The demise of Toledo’s glass industry came quickly. The last chapter of the book is titled “Cracks in the Glass City,” but “shattering” would probably be a better choice. The author’s anger is palpable: “A vortex of globalization, corporate greed, mismanagement, costly litigation, bankruptcy, workforce downsizing, and changing views of corporate citizenship swept the city and threatened its very foundation” (p. 188).
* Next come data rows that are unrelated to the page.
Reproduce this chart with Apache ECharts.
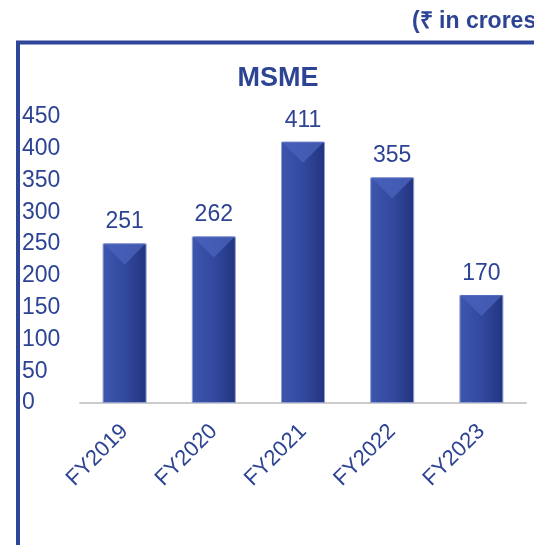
<!DOCTYPE html>
<html>
<head>
<meta charset="utf-8">
<script src="https://cdn.jsdelivr.net/npm/echarts@6/dist/echarts.min.js"></script>
<style>
  html, body { margin: 0; padding: 0; background: #fff; }
  #chart { width: 534px; height: 545px; }
</style>
</head>
<body>
<div id="chart"></div>
<script>
// MSME, ₹ in crores
var years = ['FY2019', 'FY2020', 'FY2021', 'FY2022', 'FY2023'];
var msme = [251, 262, 411, 355, 170];

var blue = '#2D4393';
var font = 'Liberation Sans, Arial, sans-serif';

var chart = echarts.init(document.getElementById('chart'));

var option = {
    backgroundColor: '#fff',
    animation: false,
    graphic: [
        // frame, runs off the right and bottom edge
        {
            type: 'rect',
            shape: {x: 18, y: 42.5, width: 700, height: 700},
            style: {fill: 'none', stroke: '#2E4598', lineWidth: 4}
        },
        {
            type: 'text',
            left: 412,
            top: 10,
            style: {
                text: '(₹ in crores)',
                fill: blue,
                font: 'bold 23px ' + font
            }
        }
    ],
    title: {
        text: 'MSME',
        left: 273,
        top: 60,
        textAlign: 'center',
        textStyle: {color: blue, fontSize: 27, fontWeight: 'bold', fontFamily: font}
    },
    grid: {left: 80, right: 8, top: 117, bottom: 142},
    xAxis: {
        type: 'category',
        data: years,
        axisLine: {lineStyle: {color: '#CCCCCC', width: 2}},
        axisTick: {show: false},
        axisLabel: {
            rotate: 45,
            margin: 25,
            color: blue,
            fontSize: 22,
            fontFamily: font
        }
    },
    yAxis: {
        type: 'value',
        min: 0,
        max: 450,
        interval: 50,
        splitLine: {show: false},
        axisLine: {show: false},
        axisTick: {show: false},
        axisLabel: {
            align: 'left',
            margin: 58,
            color: blue,
            fontSize: 23,
            fontFamily: font
        }
    },
    series: [
        {
            type: 'bar',
            data: msme,
            barWidth: 44,
            itemStyle: {
                color: new echarts.graphic.LinearGradient(0, 0, 1, 0, [
                    {offset: 0, color: '#3E56AE'},
                    {offset: 0.5, color: '#33499F'},
                    {offset: 1, color: '#22347E'}
                ]),
                borderColor: '#8F9DD0',
                borderWidth: 1
            },
            label: {
                show: true,
                position: 'top',
                distance: 10,
                color: blue,
                fontSize: 23,
                fontFamily: font
            },
            z: 2
        },
        {
            // lighter bevel on top of each bar
            type: 'pictorialBar',
            data: msme,
            symbol: 'path://M0,0 L10,0 L5,5 Z',
            symbolSize: [42, 21],
            symbolPosition: 'end',
            symbolOffset: [0, 0],
            itemStyle: {color: '#4A62BA', opacity: 0.8},
            silent: true,
            z: 3
        }
    ]
};

chart.setOption(option);
</script>
</body>
</html>
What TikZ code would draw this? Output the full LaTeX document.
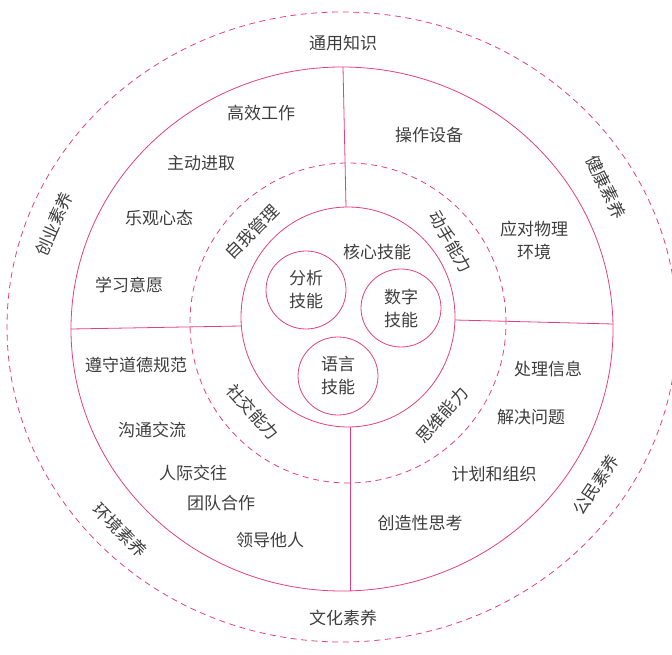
\documentclass[tikz,border=0pt]{standalone}
\usepackage{fontspec}
\setmainfont{Noto Sans CJK SC}
\usetikzlibrary{shapes.geometric}
\definecolor{rose}{RGB}{228,64,128}
\definecolor{ink}{RGB}{62,62,62}
\begin{document}
\begin{tikzpicture}[x=1pt, y=1pt,
  font=\fontsize{17}{23}\selectfont,
  ring/.style={draw=rose, line width=0.8pt},
  dashring/.style={draw=rose, line width=0.8pt, dash pattern=on 6pt off 4.5pt},
  skill/.style={draw=rose, line width=0.8pt, ellipse, inner sep=0pt, minimum width=80pt, minimum height=78pt, align=center, text=ink},
  lbl/.style={text=ink, align=center, inner sep=0pt}
]
  \useasboundingbox (0,0) rectangle (672,654);
  \draw[dashring] (342,327) ellipse [x radius=335, y radius=315];
  \draw[ring] (342,325) ellipse [x radius=271, y radius=262];
  \draw[dashring] (348,331) ellipse [x radius=158, y radius=160];
  \draw[ring] (348,337) ellipse [x radius=107, y radius=110];

  \coordinate (ringN) at (343,587);
  \coordinate (coreN) at (346,447);
  \coordinate (coreS) at (350,227);
  \coordinate (ringS) at (350,63);
  \coordinate (ringW) at (71,325);
  \coordinate (coreW) at (241,328);
  \coordinate (coreE) at (455,334);
  \coordinate (ringE) at (613,330);
  \draw[ring] (ringN) -- (coreN);
  \draw[ring] (coreS) -- (ringS);
  \draw[ring] (ringW) -- (coreW);
  \draw[ring] (coreE) -- (ringE);

  \node[skill] (fenxi) at (306,364) {分析\\技能};
  \node[skill] (shuzi) at (401,346) {数字\\技能};
  \node[skill] (yuyan) at (338,278) {语言\\技能};
  \node[lbl] (hexin) at (377,402) {核心技能};

  \node[lbl, rotate=45] (ziwo) at (252,422) {自我管理};
  \node[lbl, rotate=-60] (dongshou) at (451,412) {动手能力};
  \node[lbl, rotate=-48] (shejiao) at (253,242) {社交能力};
  \node[lbl, rotate=49] (siwei) at (442,239) {思维能力};

  \node[lbl] (gaoxiao) at (261,541) {高效工作};
  \node[lbl] (zhudong) at (201,491) {主动进取};
  \node[lbl] (leguan) at (159,436) {乐观心态};
  \node[lbl] (xuexi) at (129,369) {学习意愿};
  \node[lbl] (caozuo) at (429,519) {操作设备};
  \node[lbl] (yingdui) at (534,414) {应对物理\\环境};
  \node[lbl] (zunshou) at (136,289) {遵守道德规范};
  \node[lbl] (goutong) at (152,224) {沟通交流};
  \node[lbl] (renji) at (193,181) {人际交往};
  \node[lbl] (tuandui) at (221,151) {团队合作};
  \node[lbl] (lingdao) at (270,114) {领导他人};
  \node[lbl] (chuli) at (548,285) {处理信息};
  \node[lbl] (jiejue) at (531,237) {解决问题};
  \node[lbl] (jihua) at (494,180) {计划和组织};
  \node[lbl] (chuangzao) at (420,131) {创造性思考};

  \node[lbl] (tongyong) at (343,611) {通用知识};
  \node[lbl] (wenhua) at (343,36) {文化素养};
  \node[lbl, rotate=66] (chuangye) at (54,430) {创业素养};
  \node[lbl, rotate=-64] (jiankang) at (606,467) {健康素养};
  \node[lbl, rotate=-46] (huanjing) at (120,124) {环境素养};
  \node[lbl, rotate=56] (gongmin) at (596,169) {公民素养};
\end{tikzpicture}
\end{document}
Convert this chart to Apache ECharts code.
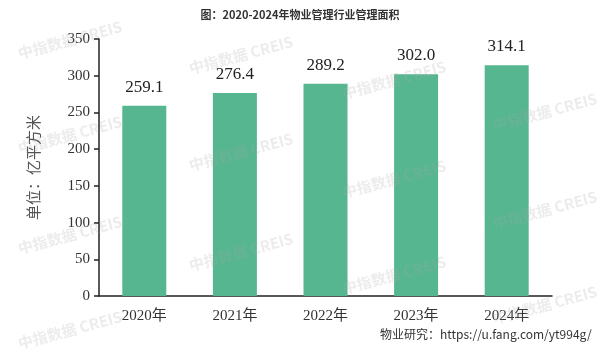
<!DOCTYPE html>
<html><head><meta charset="utf-8">
<script src="https://cdn.jsdelivr.net/npm/echarts@6/dist/echarts.min.js"></script>
<style>html,body{margin:0;padding:0;background:#fff}#c{width:600px;height:362px}</style>
</head><body><div id="c"></div>
<script>
var categories = ['2020年','2021年','2022年','2023年','2024年'];
var values = [259.1, 276.4, 289.2, 302.0, 314.1];
var yTicks = [0,50,100,150,200,250,300,350];
var titleText = '图：2020-2024年物业管理行业管理面积';
var yName = '单位：亿平方米';
var footer = '物业研究：https://u.fang.com/yt994g/';
var wmText = '中指数据 CREIS';
var wmPos = [[70,40],[70,135],[70,235],[70,330],[241,55],[241,152],[241,252],[394,80],[394,179],[394,275],[545,112],[545,210],[545,305]];

var chart = echarts.init(document.getElementById('c'));
var serif = '"Liberation Serif","Times New Roman","Noto Sans CJK SC",serif';
var graphics = wmPos.map(function(p){
  return {type:'text', x:p[0], y:p[1], rotation: 15*Math.PI/180, z:100, silent:true,
    style:{text:wmText, font:'bold 15px "Noto Sans CJK SC",sans-serif', fill:'rgba(170,170,170,0.22)', align:'center', verticalAlign:'middle'}};
});
graphics.push({type:'text', left:380, top:328, style:{text:footer, font:'12px "Noto Sans CJK SC",sans-serif', fill:'#333'}});
chart.setOption({
  animation:false,
  title:{text:titleText, left:'center', top:4, textStyle:{fontSize:11, fontWeight:'bold', color:'#333', fontFamily:'"Noto Sans CJK SC",sans-serif'}},
  grid:{left:99, right:48, top:39, bottom:66},
  xAxis:{type:'category', data:categories,
    axisLine:{lineStyle:{color:'#222', width:1.5}},
    axisTick:{inside:true, length:5, lineStyle:{color:'#222', width:1.5}},
    axisLabel:{fontSize:15, color:'#333', fontFamily:serif, margin:13}},
  yAxis:{type:'value', min:0, max:350, interval:50,
    name:yName, nameLocation:'middle', nameGap:56, nameRotate:90,
    nameTextStyle:{fontSize:15, color:'#555', fontFamily:serif},
    splitLine:{show:false},
    axisLine:{show:true, lineStyle:{color:'#222', width:1.5}},
    axisTick:{show:true, length:5, lineStyle:{color:'#222', width:1.5}},
    axisLabel:{fontSize:15, color:'#333', fontFamily:serif, margin:9}},
  series:[{type:'bar', data:values, barWidth:44, itemStyle:{color:'#55b690'},
    label:{show:true, position:'top', distance:10, fontSize:17, color:'#222', fontFamily:serif,
      formatter:function(p){return p.value.toFixed(1);}}}],
  graphic:graphics
});
</script></body></html>
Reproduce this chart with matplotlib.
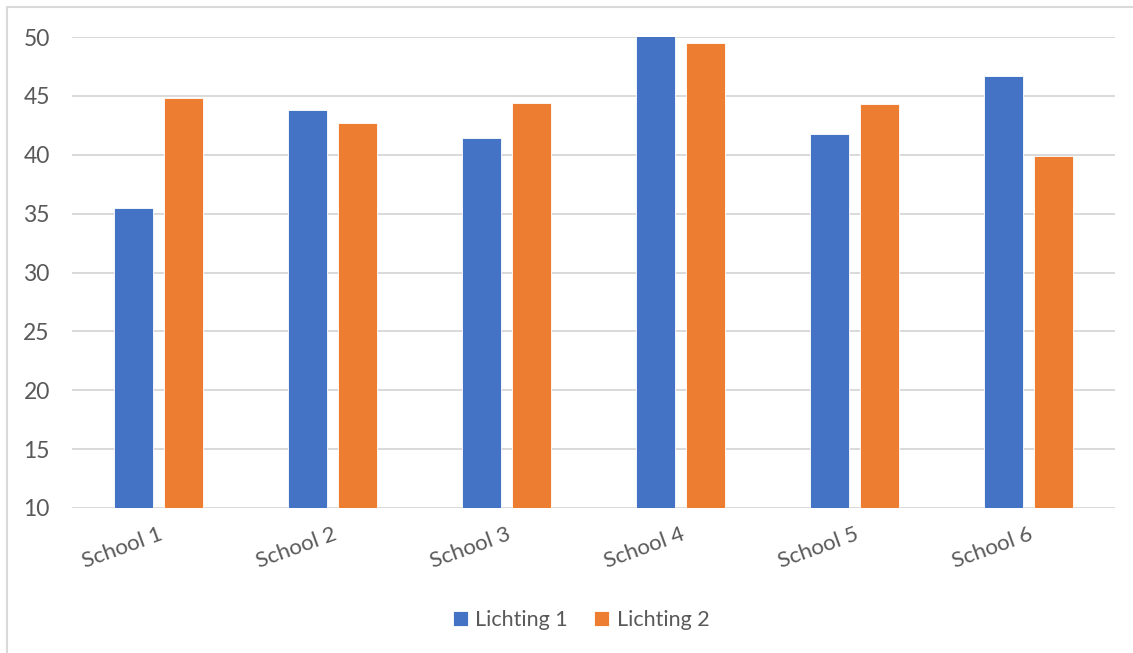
import numpy as np
import matplotlib
matplotlib.use("Agg")
import matplotlib.pyplot as plt
from matplotlib.patches import Rectangle

schools = ["School 1", "School 2", "School 3", "School 4", "School 5", "School 6"]
lichting_1 = [35.5, 43.8, 41.4, 50.1, 41.8, 46.7]
lichting_2 = [44.8, 42.7, 44.4, 49.5, 44.3, 39.9]
yticks = [10, 15, 20, 25, 30, 35, 40, 45, 50]

BLUE = "#4472C4"
ORANGE = "#ED7D31"
GRID = "#D9D9D9"
TEXT = "#595959"

plt.rcParams["font.family"] = ["Lato", "DejaVu Sans"]

W, H = 1133, 653
fig = plt.figure(figsize=(W / 100, H / 100), dpi=100)
# plot area in pixel coordinates
left, right, top, bottom = 72, 1115, 37, 508
ax = fig.add_axes([left / W, 1 - bottom / H, (right - left) / W, (bottom - top) / H])

# chart frame (left and top edges visible)
fig.patches.append(Rectangle((7 / W, -0.1), 1.2, 1 - 7 / H + 0.1, transform=fig.transFigure,
                             fill=False, edgecolor="#D9D9D9", lw=1.5))

x = np.arange(len(schools))
bw = 0.224
off = 0.144
ax.bar(x - off, lichting_1, bw, bottom=0, color=BLUE, edgecolor="white", lw=0.6,
       label="Lichting 1", zorder=3)
ax.bar(x + off, lichting_2, bw, bottom=0, color=ORANGE, edgecolor="white", lw=0.6,
       label="Lichting 2", zorder=3)

ax.set_xlim(-0.5, len(schools) - 0.5)
ax.set_ylim(10, 50)
ax.set_yticks(yticks)
ax.yaxis.grid(True, color=GRID, lw=1.4, zorder=0)
ax.set_axisbelow(True)
for s in ax.spines.values():
    s.set_visible(False)
ax.axhline(10, color=GRID, lw=1.4, zorder=1)

ax.tick_params(axis="y", length=0, pad=16, labelsize=16.5, labelcolor=TEXT)
ax.tick_params(axis="x", length=0, pad=12, labelsize=16, labelcolor=TEXT)
ax.set_xticks(x)
ax.set_xticklabels(schools, rotation=20, ha="right", rotation_mode="anchor")

leg = fig.legend(loc="center", bbox_to_anchor=(581 / W, 1 - 620 / H), ncol=2, frameon=False,
                 fontsize=15.5, handlelength=0.7, handleheight=0.7, handletextpad=0.35,
                 columnspacing=1.2)
for t in leg.get_texts():
    t.set_color(TEXT)

fig.savefig("out.png", dpi=100)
As good a starting point for Toledo’s demise was the acquisition of Libbey–Owens–Ford in 1986 by the British glassmaker Pilkington, which slashed production and employment in the Toledo area and eliminated the iconic Libbey–Owens–Ford brand name. The same year, Owens–Illinois was acquired in a hostile takeover by the holding company Kohlberg Kravis Roberts. Meanwhile, Owens–Corning was fighting off its own hostile takeover but ultimately was forced to reorganize under bankruptcy protection as a result of asbestos liabilities.
Owens–Corning maintains a headquarters in downtown Toledo and Owens–Illinois in the suburbs, but neither has manufacturing facilities in the Toledo area. The Glass Blowers Union merged with the Steelworkers and moved to Pittsburgh. Pilkington still operates the historic Rossford plate glass factory, though with a tiny fraction of the workforce in its heyday. Pilkington itself is now a wholly-owned subsidiary of Nippon Sheet Glass. A cruel irony for Toledo: Libbey–Owens–Ford executives were instrumental in creating Nippon Glass in the 1920s and preventing General Douglas MacArthur from liquidating it after World War II.
On a U.S. map, Toledo looks like an ideal location for industry. It sits at the junction of interstates 75, 80, and 90; several railroads; and Lake Erie. Though the glass industry is gone, Toledo remains a major industrial center, although for the auto industry rather than the glass industry. Barbara Floyd’s final word on Toledo’s glass industry is appropriate: “After 125 years in Toledo, in 2013 the future of the glass industry in the city appeared uncertain” (p. 212).